= Artificial urinary bladder =

The two main methods for replacing bladder function involve either redirecting urine flow or replacing the bladder in situ. Replacement can be done with an artificial urinary bladder, an artificial organ.

==Development==
On January 30, 1999, scientists announced that lab-grown bladders had been successfully transplanted into dogs. These artificial bladders worked well for almost a year in the dogs.

In 2000, a new procedure for creating artificial bladders for humans was developed. This procedure is called an orthotopic neobladder procedure. This procedure involves shaping a part (usually 35 to 40 inches) of a patient's small intestine to form a new bladder; however, these bladders made of intestinal tissues produced unpleasant side-effects. The current standard for repairing a damaged urinary bladder involves partial or complete replacement using tissue from the small intestine.

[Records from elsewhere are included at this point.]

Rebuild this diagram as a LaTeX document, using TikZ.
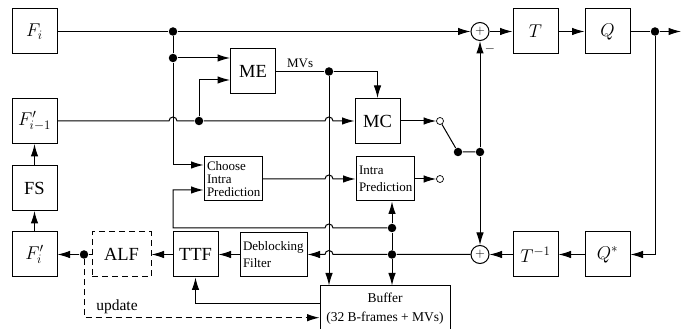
\documentclass[tikz,border=0pt]{standalone}
\usepackage{fix-cm}
\usepackage{amsmath}
\usepackage{fontspec}
\setmainfont{Liberation Serif}
\usepackage{tikz}
\usetikzlibrary{arrows.meta, positioning, calc}

\newcommand{\blockfont}{\fontsize{18.5}{22}\selectfont}
\newcommand{\notefont}{\fontsize{13}{17}\selectfont}
\newcommand{\hopright}{arc[start angle=180, end angle=0, radius=4pt]}
\newcommand{\hopleft}{arc[start angle=0, end angle=180, radius=4pt]}

\begin{document}
\begin{tikzpicture}[
    x=1pt, y=1pt, line width=1pt,
    node distance=26pt,
    block/.style={rectangle, draw, minimum width=45pt, minimum height=45pt, inner sep=2pt, font=\blockfont},
    textblock/.style={rectangle, draw, minimum width=58pt, minimum height=44pt, text width=52pt, inner sep=3pt, align=left, font=\notefont},
    adder/.style={circle, draw, minimum size=18pt, inner sep=0pt, font=\notefont},
    jdot/.style={circle, fill, inner sep=0pt, minimum size=8.5pt},
    tap/.style={circle, draw, fill=white, inner sep=0pt, minimum size=7pt, line width=0.7pt},
    arrow/.style={-{Latex[length=12.5pt, width=7.5pt]}},
    dashline/.style={dash pattern=on 6pt off 4pt}
]
    \useasboundingbox (0,0) rectangle (689,329);

    % linke Spalte
    \node[block] (Fi) at (34.5,297.5) {$F_i$};
    \node[block] (Fim1) at (34.5,208) {$F'_{i-1}$};
    \node[block] (FS) at (34.5,141) {FS};
    \node[block] (Fpi) at (34.5,74.5) {$F'_i$};

    % Praediktion
    \node[block] (ME) at (253,257.5) {ME};
    \node[block] (MC) at (377.5,208) {MC};
    \node[textblock, font=\fontsize{13}{13}\selectfont] (choose) at (233,150) {Choose\\Intra\\Prediction};
    \node[textblock] (intra) at (385,150) {Intra\\Prediction};

    % obere Reihe
    \node[adder] (sub) at (480,297.5) {$+$};
    \node[block, right=23pt of sub] (T) {$T$};
    \node[block, right=of T] (Q) {$Q$};
    \node[font=\notefont] (minus) at ($(sub)+(10,-18)$) {$-$};

    % untere Reihe
    \node[adder] (add) at (480,74.5) {$+$};
    \node[block, right=23pt of add] (Tinv) {$T^{-1}$};
    \node[block, right=of Tinv] (Qs) {$Q^*$};
    \node[textblock, minimum width=67pt, text width=61pt] (deblock) at (273.5,74.5) {Deblocking\\Filter};
    \node[block] (TTF) at (195.5,74.5) {TTF};
    \node[block, dashline, minimum width=59pt] (ALF) at (121.5,74.5) {ALF};
    \node[rectangle, draw, minimum width=130pt, minimum height=46pt, align=center, font=\fontsize{13.5}{19}\selectfont] (buffer) at (385,20) {Buffer\\(32 B-frames + MVs)};

    % Verzweigungen
    \node[jdot] (j1) at (173,297.5) {};
    \node[jdot] (j2) at (173,271) {};
    \node[jdot] (j3) at (199,208) {};
    \node[jdot] (j4) at (329,257.5) {};
    \node[jdot] (j5) at (458,177) {};
    \node[jdot] (j6) at (480,177) {};
    \node[jdot] (j7) at (392,101) {};
    \node[jdot] (j8) at (392,74.5) {};
    \node[jdot] (j9) at (84,74.5) {};
    \node[jdot] (j10) at (655,297.5) {};
    \node[tap] (tap1) at (440,208) {};
    \node[tap] (tap2) at (440,150) {};
    \coordinate (out) at (681,297.5);

    % Pfeile oben
    \draw[arrow] (Fi) -- (j1) -- (sub);
    \draw (j1) -- (j2);
    \draw[arrow] (j2) -- (ME.west |- j2);
    \draw[arrow] (j2) |- ([yshift=14pt]choose.west);
    \draw[arrow] (Fim1) -- ($(j1 |- Fim1)+(-4,0)$) \hopright -- (j3) -- ($(j4 |- Fim1)+(-4,0)$) \hopright -- (MC);
    \draw[arrow] (j3) |- ([yshift=-8.5pt]ME.west);
    \draw (ME) -- node[above, font=\notefont] {MVs} (j4);
    \draw[arrow] (j4) -| (MC);
    \draw[arrow] (j4) -- (j4 |- buffer.north);
    \draw[arrow] (choose) -- ($(j4 |- choose)+(-4,0)$) \hopright -- (intra);
    \draw[arrow] (MC) -- (tap1);
    \draw[arrow] (intra) -- (tap2);
    \draw (tap1) -- (j5) -- (j6);
    \draw[arrow] (j6) -- (sub);
    \draw[arrow] (j6) -- (add);
    \draw[arrow] (sub) -- (T);
    \draw[arrow] (T) -- (Q);
    \draw[arrow] (Q) -- (j10) -- (out);
    \draw[arrow] (j10) |- (Qs);

    % Pfeile unten
    \draw[arrow] (Qs) -- (Tinv);
    \draw[arrow] (Tinv) -- (add);
    \draw[arrow] (add) -- (j8) -- ($(j4 |- add)+(4,0)$) \hopleft -- (deblock);
    \draw (j8) -- (j7);
    \draw[arrow] (j7) -- (j7 |- intra.south);
    \draw[arrow] (j8) -- (j8 |- buffer.north);
    \draw[arrow] (j7) -- ($(j4 |- j7)+(4,0)$) \hopleft -- (j1 |- j7) |- ([yshift=-11pt]choose.west);
    \draw[arrow] (deblock) -- (TTF);
    \draw[arrow] (TTF) -- (ALF);
    \draw[arrow] (ALF) -- (j9) -- (Fpi);
    \draw[arrow] (Fpi) -- (FS);
    \draw[arrow] (FS) -- (Fim1);
    \draw[arrow] ([yshift=5pt]buffer.west) -| (TTF);
    \draw[arrow, dashline] (j9) |- node[pos=0.57, above, font=\fontsize{15.5}{18}\selectfont] {update} ([yshift=-8.7pt]buffer.west);
\end{tikzpicture}
\end{document}
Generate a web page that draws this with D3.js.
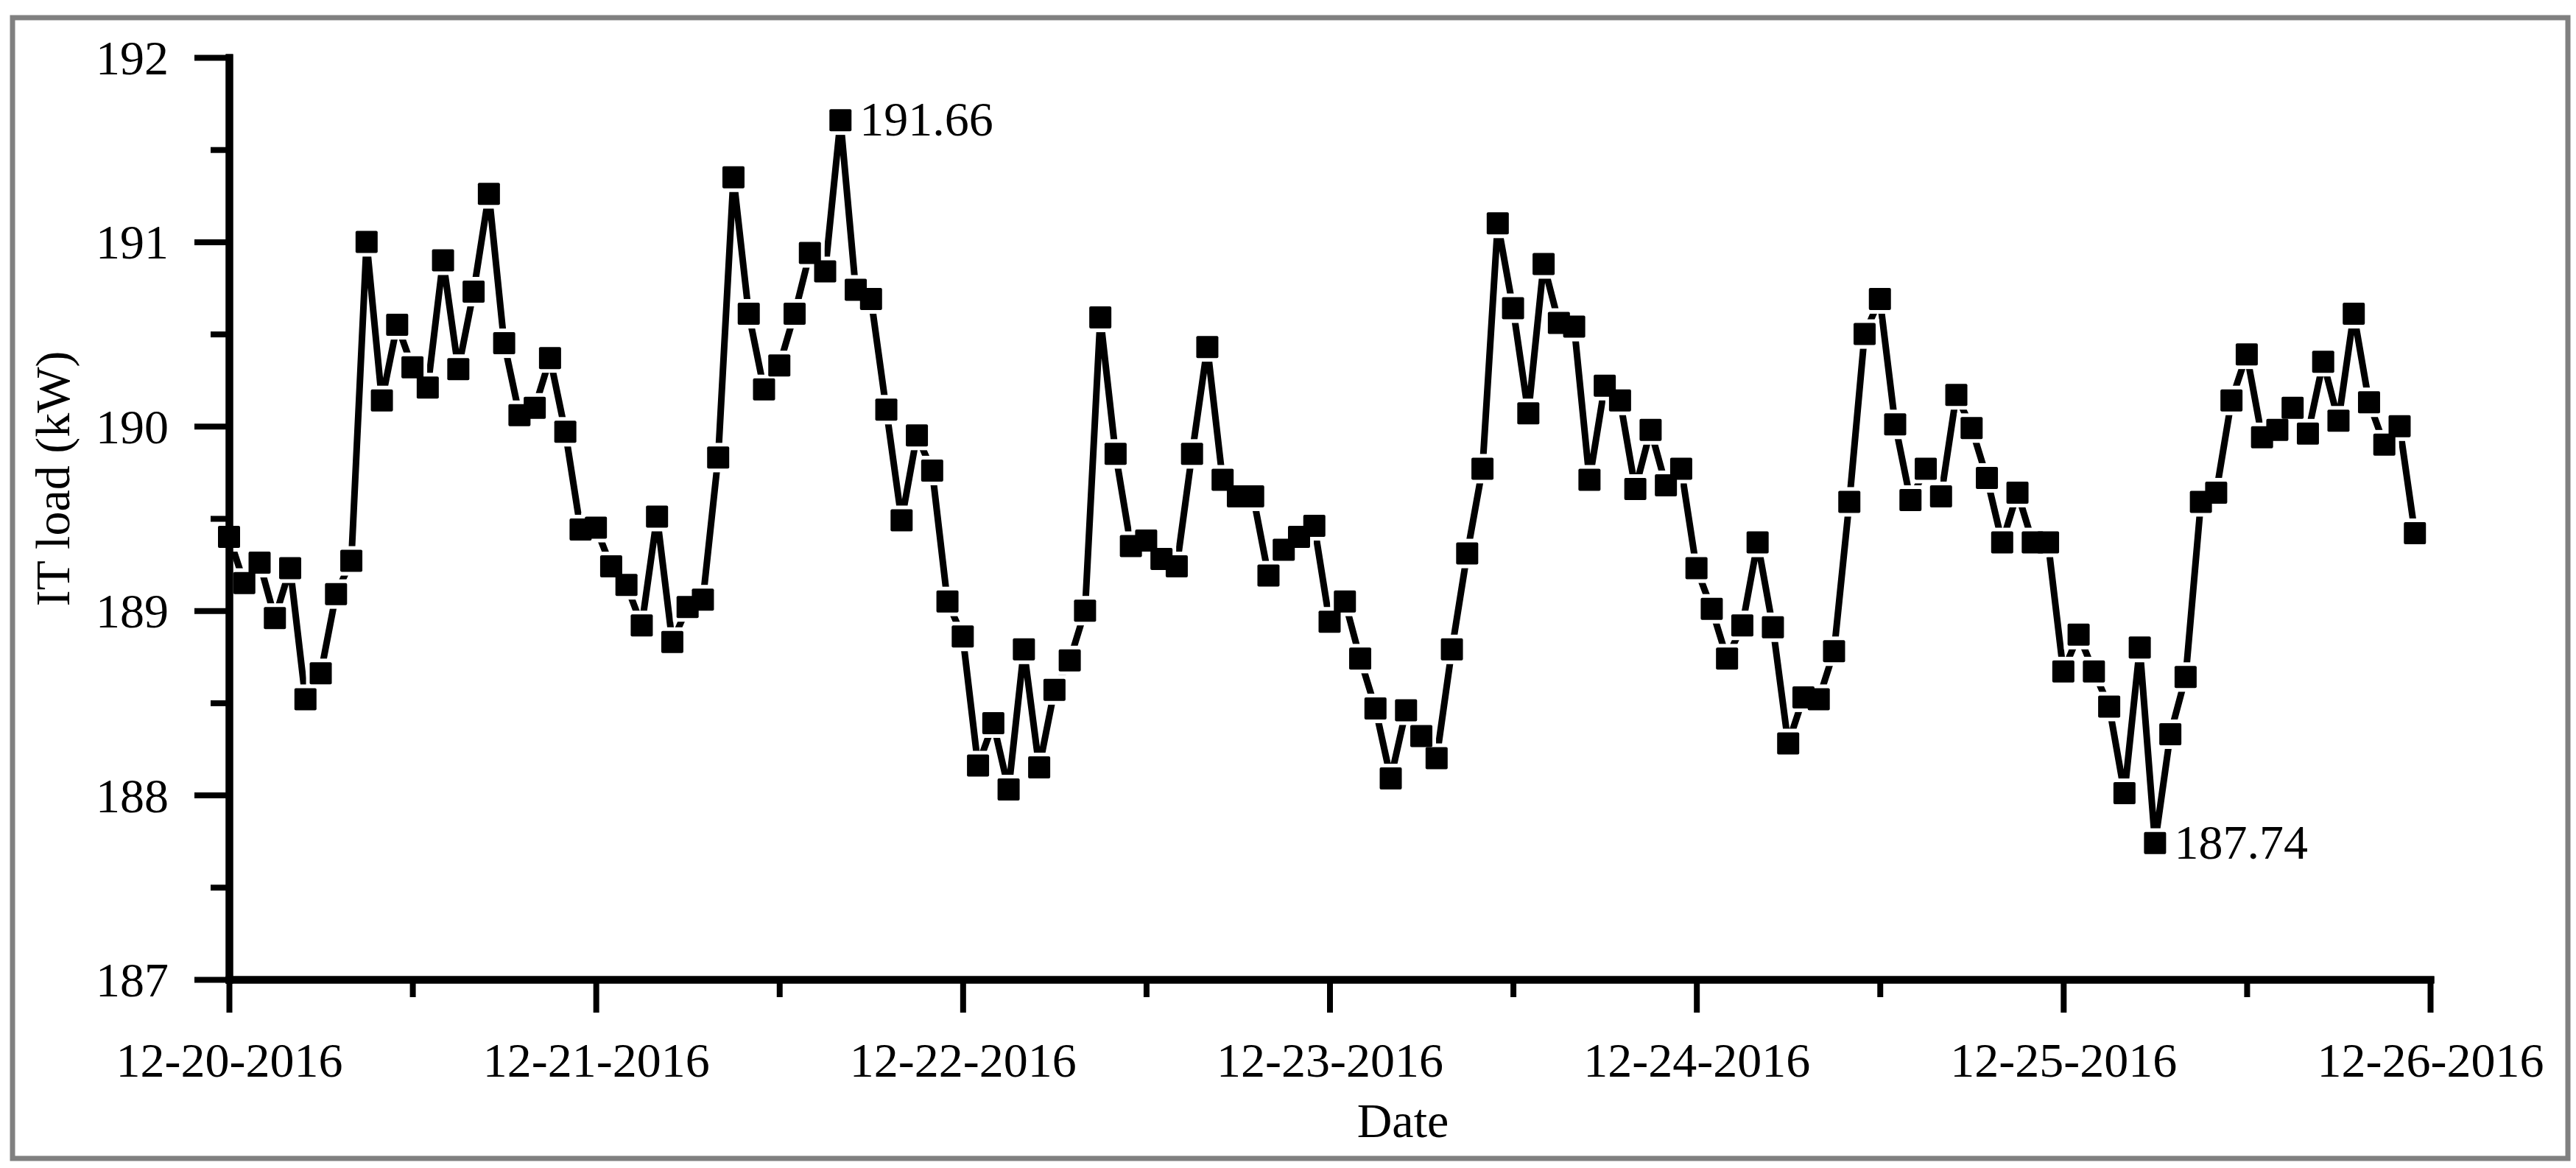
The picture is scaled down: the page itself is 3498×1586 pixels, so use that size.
<!DOCTYPE html>
<html>
<head>
<meta charset="utf-8">
<script src="https://cdn.jsdelivr.net/npm/d3@7"></script>
<style>
  html, body { margin: 0; padding: 0; background: #fff; }
  svg { display: block; }
  text { font-family: "Liberation Serif", "Times New Roman", serif; fill: #000; }
</style>
</head>
<body>
<svg id="chart" width="3498" height="1586"></svg>
<script>
// ---- data ----
const startDate = "2016-12-20T00:00:00";
const endDate = "2016-12-26T00:00:00";
const itLoad = [
  189.40, 189.15, 189.26, 188.96, 189.23, 188.52, 188.66, 189.09, 189.27, 191.00,
  190.14, 190.55, 190.32, 190.21, 190.90, 190.31, 190.73, 191.26, 190.45, 190.06,
  190.10, 190.37, 189.97, 189.44, 189.45, 189.24, 189.14, 188.92, 189.51, 188.83,
  189.02, 189.06, 189.83, 191.35, 190.61, 190.20, 190.33, 190.61, 190.94, 190.84,
  191.66, 190.74, 190.69, 190.09, 189.49, 189.95, 189.76, 189.05, 188.86, 188.16,
  188.39, 188.03, 188.79, 188.15, 188.57, 188.73, 189.00, 190.59, 189.85, 189.35,
  189.38, 189.28, 189.24, 189.85, 190.43, 189.71, 189.62, 189.62, 189.19, 189.33,
  189.40, 189.46, 188.94, 189.05, 188.74, 188.47, 188.09, 188.46, 188.32, 188.20,
  188.79, 189.31, 189.77, 191.10, 190.64, 190.07, 190.88, 190.56, 190.54, 189.71,
  190.22, 190.14, 189.66, 189.98, 189.68, 189.77, 189.23, 189.01, 188.74, 188.92,
  189.37, 188.91, 188.28, 188.53, 188.52, 188.78, 189.59, 190.50, 190.69, 190.01,
  189.60, 189.77, 189.62, 190.17, 189.99, 189.72, 189.37, 189.64, 189.37, 189.37,
  188.67, 188.87, 188.67, 188.48, 188.01, 188.80, 187.74, 188.33, 188.64, 189.59,
  189.64, 190.14, 190.39, 189.94, 189.98, 190.10, 189.96, 190.35, 190.03, 190.61,
  190.13, 189.90, 190.00, 189.42
];
const yMajorTicks = [187, 188, 189, 190, 191, 192];
const yMinorTicks = [187.5, 188.5, 189.5, 190.5, 191.5];
const annotations = [ { index: 40, label: "191.66" }, { index: 126, label: "187.74" } ];
const xTitle = "Date";
const yTitle = "IT load (kW)";

// ---- layout ----
const svg = d3.select("#chart");
const plotLeft = 311, plotRight = 3300, plotTop = 78, plotBottom = 1330;

const t0 = new Date(startDate), t1 = new Date(endDate);
const points = itLoad.map((v, i) => ({ t: d3.timeHour.offset(t0, i), v }));

const x = d3.scaleTime().domain([t0, t1]).range([plotLeft, plotRight]);
const y = d3.scaleLinear().domain([187, 192]).range([plotBottom, plotTop]);

// outer frame
svg.append("rect")
  .attr("x", 17).attr("y", 24).attr("width", 3470).attr("height", 1549)
  .attr("fill", "none").attr("stroke", "#808080").attr("stroke-width", 7);

// line
svg.append("path")
  .datum(points)
  .attr("fill", "none")
  .attr("stroke", "#000")
  .attr("stroke-width", 9)
  .attr("stroke-linejoin", "round")
  .attr("stroke-linecap", "round")
  .attr("d", d3.line().x(d => x(d.t)).y(d => y(d.v)));

const ms = 30, gap = 5;
// white halos make the gap between line and symbols
svg.append("g").selectAll("rect").data(points).join("rect")
  .attr("x", d => x(d.t) - ms / 2 - gap)
  .attr("y", d => y(d.v) - ms / 2 - gap)
  .attr("width", ms + 2 * gap).attr("height", ms + 2 * gap)
  .attr("fill", "#fff");
svg.append("g").selectAll("rect").data(points).join("rect")
  .attr("x", d => x(d.t) - ms / 2)
  .attr("y", d => y(d.v) - ms / 2)
  .attr("width", ms).attr("height", ms)
  .attr("rx", 2)
  .attr("fill", "#000");

// annotations
svg.append("g").selectAll("text").data(annotations).join("text")
  .attr("x", d => x(points[d.index].t) + 26)
  .attr("y", d => y(points[d.index].v) + 21)
  .attr("font-size", 66)
  .text(d => d.label);

// ---- axes ----
const fmt = d3.timeFormat("%m-%d-%Y");
const xMajor = d3.axisBottom(x).ticks(d3.timeDay.every(1)).tickFormat(fmt)
  .tickSizeInner(45).tickSizeOuter(0).tickPadding(40);
const xMinor = d3.axisBottom(x).tickValues(d3.timeDay.range(t0, t1).map(d => d3.timeHour.offset(d, 12)))
  .tickFormat("").tickSizeInner(24).tickSizeOuter(0);

const gxMinor = svg.append("g").attr("transform", `translate(0,${plotBottom})`).call(xMinor);
const gx = svg.append("g").attr("transform", `translate(0,${plotBottom})`).call(xMajor);

const yMajor = d3.axisLeft(y).tickValues(yMajorTicks).tickFormat(d3.format("d"))
  .tickSizeInner(47).tickSizeOuter(0).tickPadding(35);
const yMinor = d3.axisLeft(y).tickValues(yMinorTicks).tickFormat("")
  .tickSizeInner(25).tickSizeOuter(0);
const gyMinor = svg.append("g").attr("transform", `translate(${plotLeft},0)`).call(yMinor);
const gy = svg.append("g").attr("transform", `translate(${plotLeft},0)`).call(yMajor);

[gx, gy, gxMinor, gyMinor].forEach(g => {
  g.select(".domain").attr("stroke", "#000").attr("stroke-width", 10).attr("stroke-linecap", "square");
  g.selectAll(".tick line").attr("stroke", "#000").attr("stroke-width", 8);
  g.selectAll(".tick text").attr("font-family", "Liberation Serif").attr("font-size", 66).attr("fill", "#000");
});
gy.selectAll(".tick text").attr("dy", "0.34em");

// axis titles
svg.append("text")
  .attr("x", 1905).attr("y", 1544)
  .attr("text-anchor", "middle").attr("font-size", 66)
  .text(xTitle);
svg.append("text")
  .attr("transform", "translate(94,650) rotate(-90)")
  .attr("text-anchor", "middle").attr("font-size", 66)
  .text(yTitle);
</script>
</body>
</html>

In 2006, the first publication of experimental transplantation of bioengineered bladders appeared in The Lancet. The trial involved seven people with spina bifida between the ages of four and nineteen who had been followed for up to five years after surgery to determine long-term effects. The bladders were prepared and the trial run by a team of biologists at the Wake Forest University School of Medicine and Boston Children's Hospital led by Professor Anthony Atala. Bioengineered organs which rely on a patient's own cells, autologous constructs, are not subject to transplant rejection, unlike transplants from human or animal donors.